Last, Makefile needs to be adjusted to use HIPCC instead of NVCC:

HIPCC=hipcc

###################################
# These are the default install   #
# locations on most linux distros #
###################################

OPENCV_LIBPATH=/usr/lib
OPENCV_INCLUDEPATH=/usr/include

###################################################
# On Macs the default install locations are below #
###################################################

#OPENCV_LIBPATH=/usr/local/lib
#OPENCV_INCLUDEPATH=/usr/local/include

# or if using MacPorts

#OPENCV_LIBPATH=/opt/local/lib
#OPENCV_INCLUDEPATH=/opt/local/include

OPENCV_LIBS=-lopencv_core -lopencv_imgproc -lopencv_highgui

HIP_INCLUDEPATH=/opt/rocm/hcc/include

######################################################
# On Macs the default install locations are below    #
# ####################################################

#CUDA_INCLUDEPATH=/usr/local/cuda/include
#CUDA_LIBPATH=/usr/local/cuda/lib

HIPCC_OPTS=-O2 -hc -std=c++amp

student: main.o student_func.o compare.o reference_calc.o Makefile
	$(HIPCC) -o HW1 main.o student_func.o compare.o reference_calc.o -L $(OPENCV_LIBPATH) $(OPENCV_LIBS) $(HIPCC_OPTS)

main.o: main.cpp timer.h utils.h reference_calc.cpp compare.cpp HW1.cpp
	$(HIPCC) -c main.cpp $(HIPCC_OPTS) -I $(HIP_INCLUDEPATH) -I $(OPENCV_INCLUDEPATH)

student_func.o: student_func.cpp utils.h
	$(HIPCC) -c student_func.cpp $(HIPCC_OPTS)

compare.o: compare.cpp compare.h
	$(HIPCC) -c compare.cpp -I $(OPENCV_INCLUDEPATH) $(HIPCC_OPTS)

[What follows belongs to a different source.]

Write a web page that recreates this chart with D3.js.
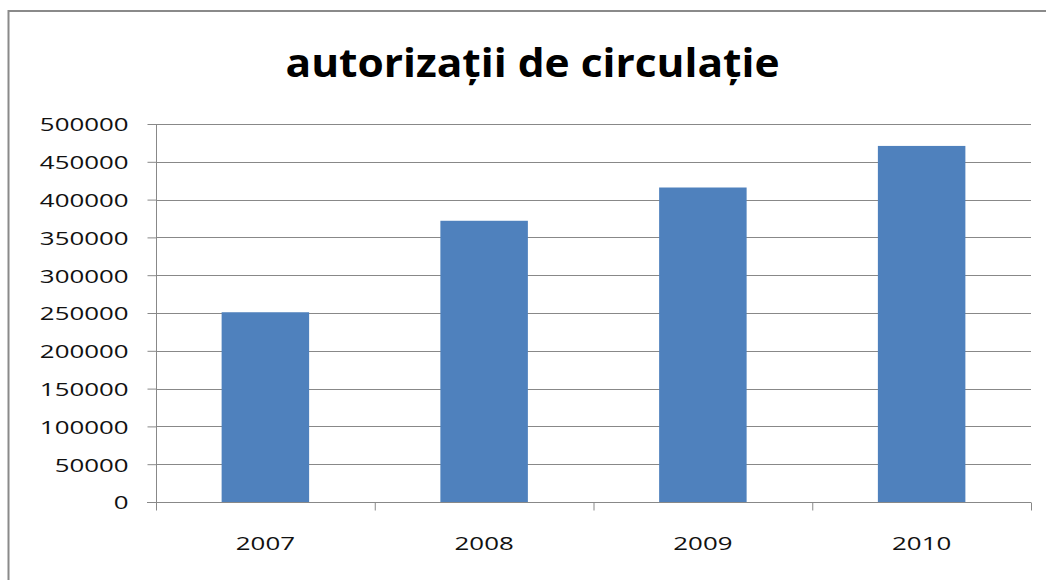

reference_calc.o: reference_calc.cpp reference_calc.h
	$(HIPCC) -c reference_calc.cpp -I $(OPENCV_INCLUDEPATH) $(HIPCC_OPTS)

clean:
	rm -f *.o *.png hw

That’s it! Now you should be able to compile and run the program. I have hipified problem set 1 and put them on my Github account here. Spoiler-Alert Note that I have added the solution to the problem set 1. Hope this helps.